3) The local elections fiasco. After having decided to postpone local elections in the areas where councils are going to be wound up and reorganised, the Secretary of State then took a look at his legal advice and realised that once more, it wouldn’t fly.
Once is bad luck, twice is coincidence but the third time is enemy action, as the saying goes. Repeatedly, it seems that the government has got into the habit of taking decisions which it then doesn’t fancy to defend. What is going on?
All I have are hypotheses. It is possible that what we’re seeing here is arrogance. The environment of “in front of intelligent neutral parties who can’t be intimidated, with severe penalties for lying” is often an uncongenial one in which to defend one’s decisions. The idea here would be that having got where they are today by factional bullying and waiting for the intellectual and organisational collapse of the other side, the Labour Party is poorly equipped for doing things without its traditional weapons and advantages.
But I feel that this might be letting the civil servants and lawyers off the hook too easily. It might be that the professional advisors were bullied and overruled, but why has this started happening so much, so recently? Are Keir Starmer and his team really so much more intimidating than governments of the past?
Or, is there a problem of state capacity here? I think it’s also possible that we’re seeing a combination of factors; hollowing out and juniorisation in a civil and legal service that can’t pay competitive wages, plus bad habits learned during the pandemic, when it was possible to make calls on team spirit and the greater good and go well beyond your statutory powers.
In any case, our prime minister is apparently frustrated at the fact that the “levers of power” don’t work. That’s always been a bit of an odd metaphor in my view – there aren’t many machines that work by pulling levers, I think the image we’re meant to have is of a railway points-switching box. But it’s clearly one that’s now actively misleading. Pulling at levers and dialling things up and down is only a useful way of thinking about government within the normal zone of operation. We left that normal zone some time between 2008 and 2016.

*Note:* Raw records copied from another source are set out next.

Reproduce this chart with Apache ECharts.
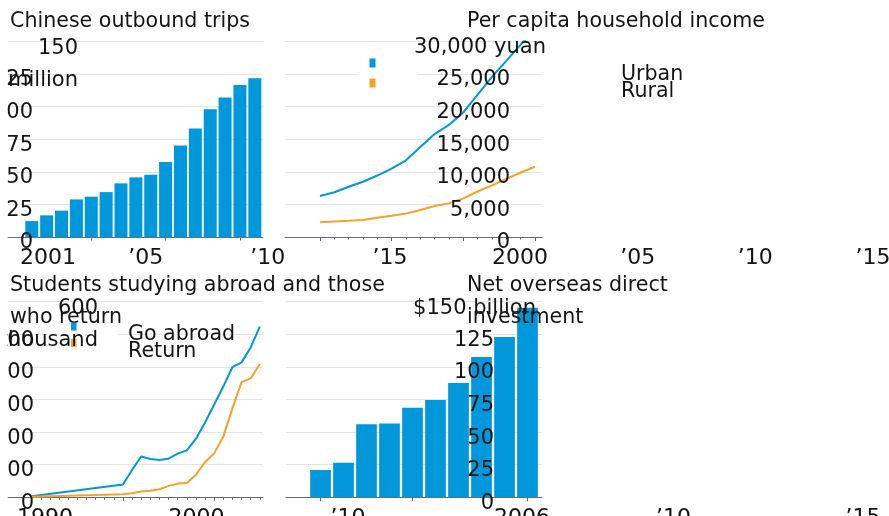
<!DOCTYPE html>
<html><head><meta charset="utf-8">
<script src="https://cdn.jsdelivr.net/npm/echarts@6/dist/echarts.min.js"></script>
<style>html,body{margin:0;padding:0;background:#fff}#c{width:889px;height:516px}</style>
</head><body><div id="c"></div>
<script>
// ---------- data ----------
const tripYears = [2001,2002,2003,2004,2005,2006,2007,2008,2009,2010,2011,2012,2013,2014,2015,2016];
const tripValues = [12.2,16.6,20.2,28.8,30.9,34.4,41.1,45.7,47.7,57.4,70.2,83.2,98.0,106.9,116.6,121.7];
const tripMajorTicks = [2005,2010,2015];
const tripLabelYears = [2001,2005,2010,2015];
const tripLabels = ['2001','\u201905','\u201910','\u201915'];

const incomeYears = [2000,2001,2002,2003,2004,2005,2006,2007,2008,2009,2010,2011,2012,2013,2014,2015];
const urbanIncome = [6280,6860,7703,8472,9422,10493,11759,13786,15781,17175,19109,21810,24565,27000,29500,31800];
const ruralIncome = [2253,2366,2476,2622,2936,3255,3587,4140,4761,5153,5919,6977,7917,8896,9892,10772];
const incomeMajorTicks = [2000,2005,2010,2015];
const incomeLabelYears = [2000,2005,2010,2015];
const incomeLabels = ['2000','\u201905','\u201910','\u201915'];

const studentYears = [1990,2000,2001,2002,2003,2004,2005,2006,2007,2008,2009,2010,2011,2012,2013,2014,2015];
const goAbroad = [2.95,39.0,84.0,125.2,117.3,114.7,118.5,134.0,144.0,179.8,229.3,284.7,339.7,399.6,413.9,459.8,523.7];
const returnees = [1.6,9.1,12.2,17.9,20.2,24.7,35.0,42.0,44.0,69.3,108.3,134.8,186.2,272.9,353.5,364.8,409.1];
const studentMinorTicks = [1990,1991,1992,1993,1994,1995,1996,1997,1998,1999,2000,2001,2002,2003,2004,2005,2006,2007,2008,2009,2010,2011,2012,2013,2014,2015];
const studentMajorTicks = [1990,2000,2010];
const studentLabelYears = [1990,2000,2010];
const studentLabels = ['1990','2000','\u201910'];

const odiYears = [2006,2007,2008,2009,2010,2011,2012,2013,2014,2015];
const odiValues = [20.9,26.5,56.0,56.5,68.7,74.6,87.6,107.6,122.9,145.4];
const odiMajorTicks = [2006,2010,2015];
const odiLabelYears = [2006,2010,2015];
const odiLabels = ['2006','\u201910','\u201915'];

// ---------- style ----------
const FF = 'DejaVu Sans';
const INK = '#141414', GRIDC = '#e4e4e4', AXISC = '#6b6b6b';
const BLUE = '#0097db', ORANGE = '#f5a328';
const FS = 21, XFS = 22, TFS = 20.6;

const chart = echarts.init(document.getElementById('c'));

function mainX(grid, min, max, ticks, len, showLine) {
  return { type:'value', gridIndex:grid, min:min, max:max, position:'bottom', offset:0,
    axisLine:{show:showLine, onZero:false, lineStyle:{color:AXISC, width:1}},
    axisTick:{show:true, customValues:ticks, length:len, lineStyle:{color:AXISC}},
    axisLabel:{show:false}, splitLine:{show:false} };
}
function labelX(grid, min, max, years, labels) {
  return { type:'value', gridIndex:grid, min:min, max:max, position:'bottom',
    axisLine:{show:false}, axisTick:{show:false}, splitLine:{show:false},
    axisLabel:{show:true, customValues:years, margin:10, fontFamily:FF, fontSize:XFS, color:INK, lineHeight:22,
      formatter: v => labels[years.indexOf(v)] } };
}
function gridY(grid, max, step) {
  return { type:'value', gridIndex:grid, min:0, max:max, interval:step, position:'left',
    axisLine:{show:false}, axisTick:{show:false}, axisLabel:{show:false},
    splitLine:{show:true, lineStyle:{color:GRIDC, width:1}}, z:0 };
}
function labelY(grid, max, step, fmt) {
  return { type:'value', gridIndex:grid, min:0, max:max, interval:step, position:'left', offset:0, z:20,
    axisLine:{show:false}, axisTick:{show:false}, splitLine:{show:false},
    axisLabel:{show:true, margin:0, fontFamily:FF, fontSize:FS, color:INK,
      formatter: v => v === max ? '' : fmt(v) } };
}
function hiddenY(grid) {
  return { type:'value', gridIndex:grid, min:0, max:1, show:false };
}
function hiddenX(grid) {
  return { type:'value', gridIndex:grid, min:0, max:1, show:false };
}
const num = v => String(v);
const thou = v => v.toLocaleString('en-US');

function txt(x, y, text, align, vAlign, lh, size) {
  return { type:'text', x:x, y:y, z:100, silent:true,
    style:{ text:text, fill:INK, font: (size||FS) + 'px "' + FF + '"',
      align:align, textAlign:align, verticalAlign:vAlign, textVerticalAlign:vAlign, lineHeight:lh||FS } };
}
function box(x, y, w, h, color, z) {
  return { type:'rect', z:z, silent:true, shape:{x:x, y:y, width:w, height:h}, style:{fill:color} };
}

const LSHIFT = 6; // tick labels sit slightly below their grid lines
const grids = [
  {left:8, top:41.3, width:255, height:195.7},     // 0 trips plot
  {left:285, top:41.3, width:257, height:195.7},   // 1 income plot
  {left:8, top:301.7, width:255, height:195.6},    // 2 students plot
  {left:286, top:301.7, width:256, height:195.6},  // 3 ODI plot
  {left:48, top:41.3, width:342, height:195.7},    // 4 trips year labels
  {left:520, top:41.3, width:353, height:195.7},   // 5 income year labels
  {left:45, top:301.7, width:303, height:195.6},   // 6 students year labels
  {left:522, top:301.7, width:341, height:195.6},  // 7 ODI year labels
  {left:33, top:41.3+LSHIFT, width:1, height:195.7},   // 8 trips value labels
  {left:510, top:41.3+LSHIFT, width:1, height:195.7},  // 9 income value labels
  {left:34, top:301.7+LSHIFT, width:1, height:195.6},  // 10 students value labels
  {left:494, top:301.7+LSHIFT, width:1, height:195.6}  // 11 ODI value labels
].map(g => Object.assign(g, {outerBoundsMode:'none', containLabel:false}));

const option = {
  animation:false,
  backgroundColor:'#fff',
  title:[
    {text:'Chinese outbound trips', left:10, top:6},
    {text:'Per capita household income', left:467, top:6},
    {text:'Students studying abroad and those\nwho return', left:10, top:270},
    {text:'Net overseas direct\ninvestment', left:467, top:270}
  ].map(t => Object.assign(t, {padding:0, z:50,
      textStyle:{fontFamily:FF, fontSize:TFS, fontWeight:'normal', color:INK, lineHeight:32}})),
  grid: grids,
  xAxis:[
    mainX(0, 1999.4, 2016.55, tripMajorTicks, 3.5, true),      // 0
    mainX(1, 1997.56, 2015.49, incomeYears, 2.5, true),        // 1
    mainX(1, 1997.56, 2015.49, incomeMajorTicks, 4, false),    // 2
    mainX(2, 1987.4, 2015.35, studentMinorTicks, 2.5, true),   // 3
    mainX(2, 1987.4, 2015.35, studentMajorTicks, 4, false),    // 4
    mainX(3, 2004.5, 2015.63, odiMajorTicks, 4, true),         // 5
    labelX(4, 2001, 2015, tripLabelYears, tripLabels),         // 6
    labelX(5, 2000, 2015, incomeLabelYears, incomeLabels),     // 7
    labelX(6, 1990, 2010, studentLabelYears, studentLabels),   // 8
    labelX(7, 2006, 2015, odiLabelYears, odiLabels),           // 9
    hiddenX(8), hiddenX(9), hiddenX(10), hiddenX(11)
  ],
  yAxis:[
    gridY(0, 150, 25), gridY(1, 30000, 5000), gridY(2, 600, 100), gridY(3, 150, 25),
    hiddenY(4), hiddenY(5), hiddenY(6), hiddenY(7),
    labelY(8, 150, 25, num),
    labelY(9, 30000, 5000, thou),
    labelY(10, 600, 100, num),
    labelY(11, 150, 25, num)
  ],
  series:[
    {type:'bar', xAxisIndex:0, yAxisIndex:0, barWidth:13, itemStyle:{color:BLUE}, z:5,
     data: tripYears.map((y,i) => [y, tripValues[i]])},
    {type:'line', name:'Urban', xAxisIndex:1, yAxisIndex:1, showSymbol:false, z:5,
     lineStyle:{color:BLUE, width:2}, itemStyle:{color:BLUE},
     data: incomeYears.map((y,i) => [y, urbanIncome[i]])},
    {type:'line', name:'Rural', xAxisIndex:1, yAxisIndex:1, showSymbol:false, z:5,
     lineStyle:{color:ORANGE, width:2}, itemStyle:{color:ORANGE},
     data: incomeYears.map((y,i) => [y, ruralIncome[i]])},
    {type:'line', name:'Go abroad', xAxisIndex:3, yAxisIndex:2, showSymbol:false, z:5,
     lineStyle:{color:BLUE, width:2}, itemStyle:{color:BLUE},
     data: studentYears.map((y,i) => [y, goAbroad[i]])},
    {type:'line', name:'Return', xAxisIndex:3, yAxisIndex:2, showSymbol:false, z:5,
     lineStyle:{color:ORANGE, width:2}, itemStyle:{color:ORANGE},
     data: studentYears.map((y,i) => [y, returnees[i]])},
    {type:'bar', xAxisIndex:5, yAxisIndex:3, barWidth:20.7, itemStyle:{color:BLUE}, z:5,
     data: odiYears.map((y,i) => [y, odiValues[i]])}
  ],
  graphic:{elements:[
    // unit labels on the top ticks
    txt(78, 33, '150\nmillion', 'right', 'top', 32),
    txt(546, 32, '30,000 yuan', 'right', 'top', 32),
    txt(98, 293, '600\nthousand', 'right', 'top', 32),
    txt(536, 293, '$150 billion', 'right', 'top', 32),
    // legends
    box(358, 50, 59, 46, '#fff', 1),
    box(369.5, 58.5, 6, 9, BLUE, 60),
    box(369.5, 78.5, 6, 9, ORANGE, 60),
    txt(621, 75, 'Urban', 'left', 'middle', 21, TFS),
    txt(621, 92, 'Rural', 'left', 'middle', 21, TFS),
    box(60, 312, 58, 45, '#fff', 1),
    box(71, 322.5, 5.5, 8, BLUE, 60),
    box(71, 339, 5.5, 8, ORANGE, 60),
    txt(128, 335, 'Go abroad', 'left', 'middle', 21, TFS),
    txt(128, 352, 'Return', 'left', 'middle', 21, TFS),
    // left edge of the chart area clips the overhanging value labels
    box(0, 34, 7.3, 482, '#fff', 200)
  ]}
};
chart.setOption(option);
</script></body></html>
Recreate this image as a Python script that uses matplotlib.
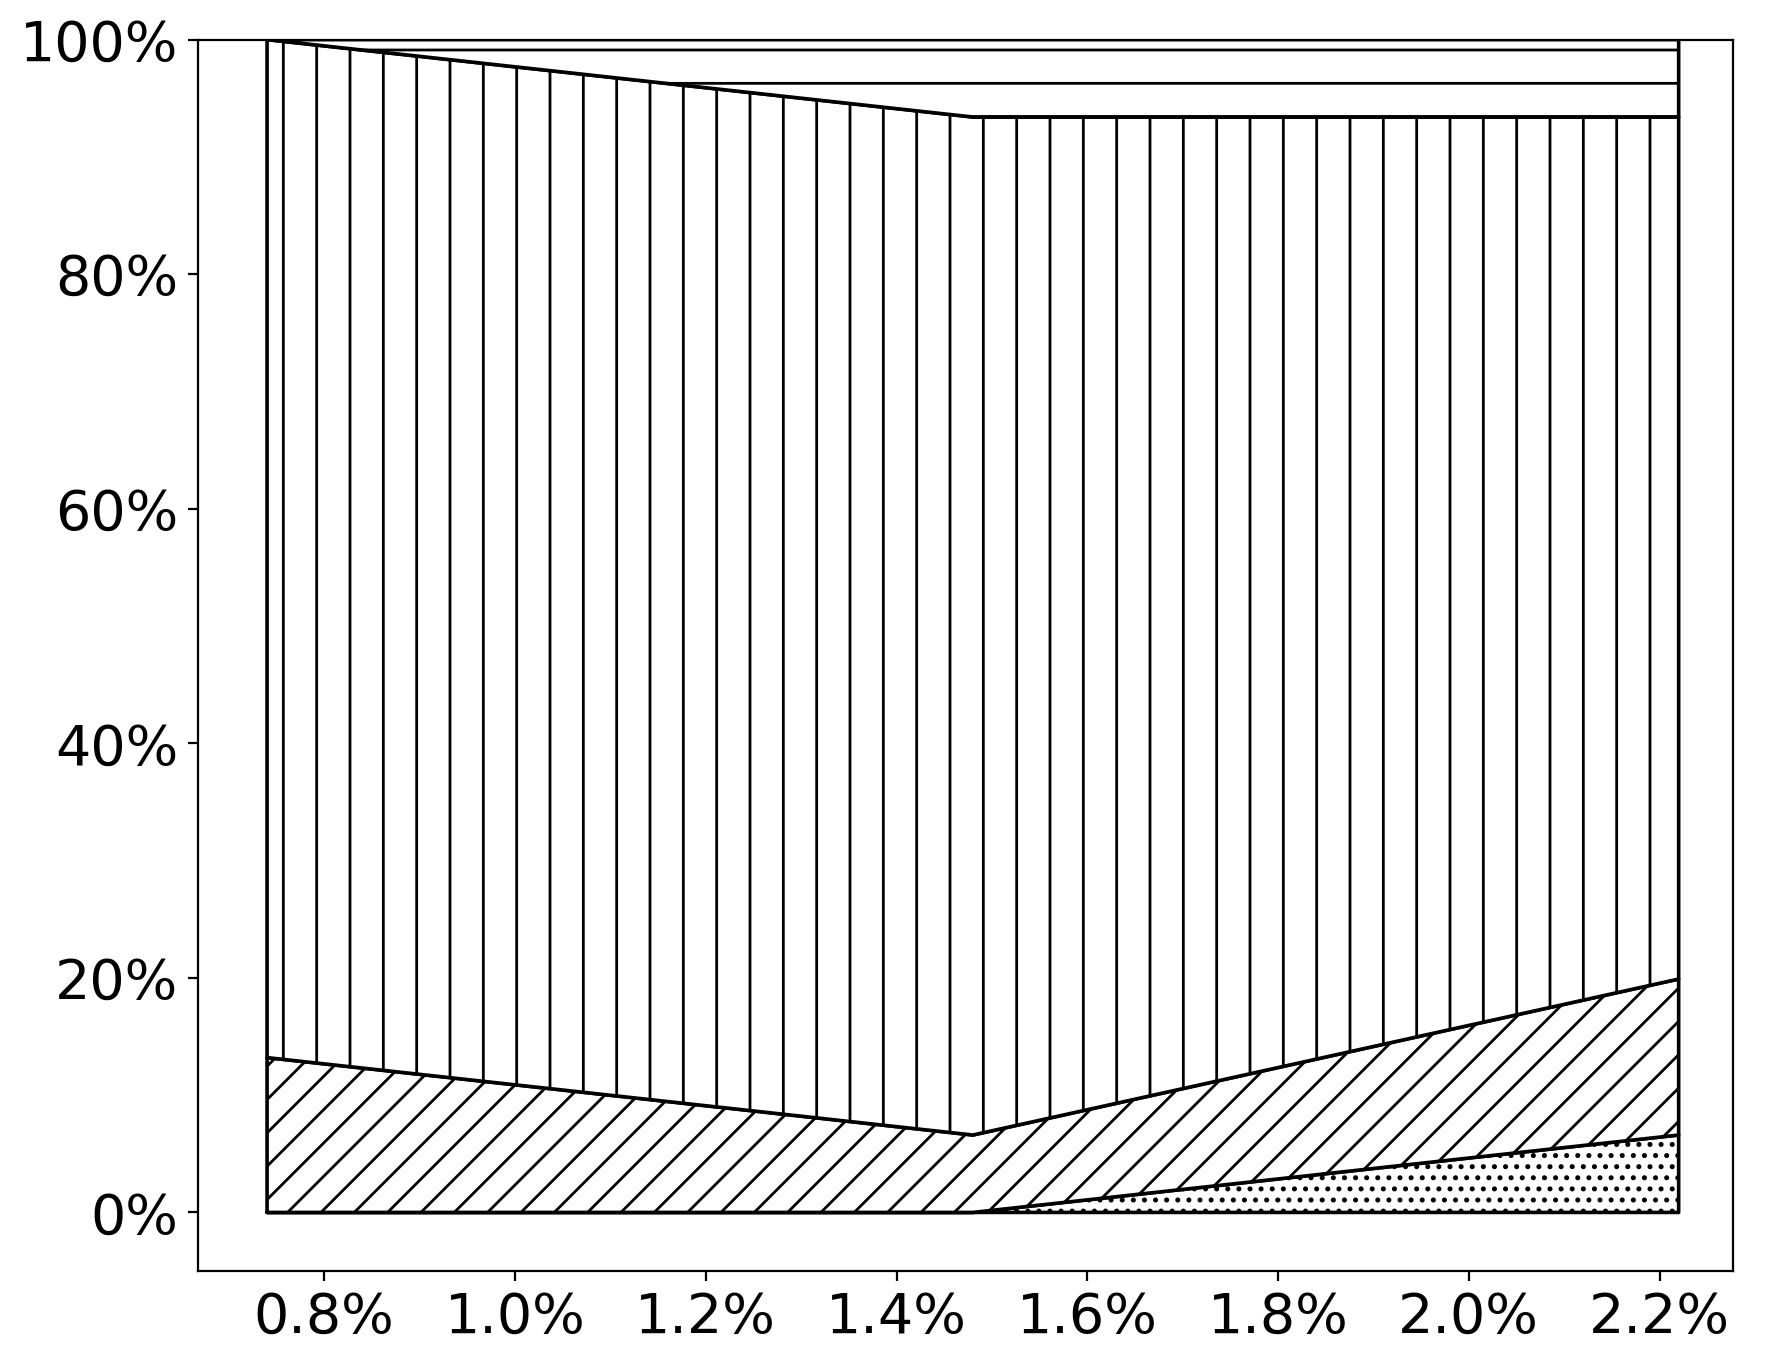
import matplotlib
matplotlib.use("Agg")
import matplotlib.pyplot as plt
from matplotlib.ticker import PercentFormatter

# x positions (percent) and stacked layer shares (percent)
x_vals = [0.74, 1.48, 2.22]
dots_layer = [0.0, 0.0, 6.6]
diag_layer = [13.2, 6.6, 13.3]
vert_layer = [86.8, 86.8, 73.5]
horiz_layer = [0.0, 6.6, 6.6]

layers = [dots_layer, diag_layer, vert_layer, horiz_layer]
hatches = ['...', '//', '|', '-']

fig = plt.figure(figsize=(8.84, 6.83), dpi=200)
ax = fig.add_axes([0.112, 0.0695, 0.868, 0.9015])

polys = ax.stackplot(x_vals, *layers, colors=['white'] * 4,
                     edgecolor='black', linewidth=1.3)
for p, h in zip(polys, hatches):
    p.set_hatch(h)

ax.set_xlim(0.6676, 2.2766)
ax.set_ylim(-5, 100)
ax.set_yticks([0, 20, 40, 60, 80, 100])
ax.set_xticks([0.8, 1.0, 1.2, 1.4, 1.6, 1.8, 2.0, 2.2])
ax.xaxis.set_major_formatter(PercentFormatter(xmax=100, decimals=1))
ax.yaxis.set_major_formatter(PercentFormatter(xmax=100, decimals=0))
ax.tick_params(labelsize=20)

fig.savefig('out.png', dpi=200)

So now, getting things done is more like herding (whatever your favourite difficult-to-herd animal species is). You need to either build support and consensus through politics, or you need to absolutely dot the i’s and cross the t’s with respect to the legal statutes giving you the power to act without that consensus. Our government doesn’t appear to have caught up to this reality, but I think it is a reality which has changed, rather than them just being no good at it. I might be wrong - I do not have strongly held opinions on this subject - but I do think I’ve identified something that’s going on here.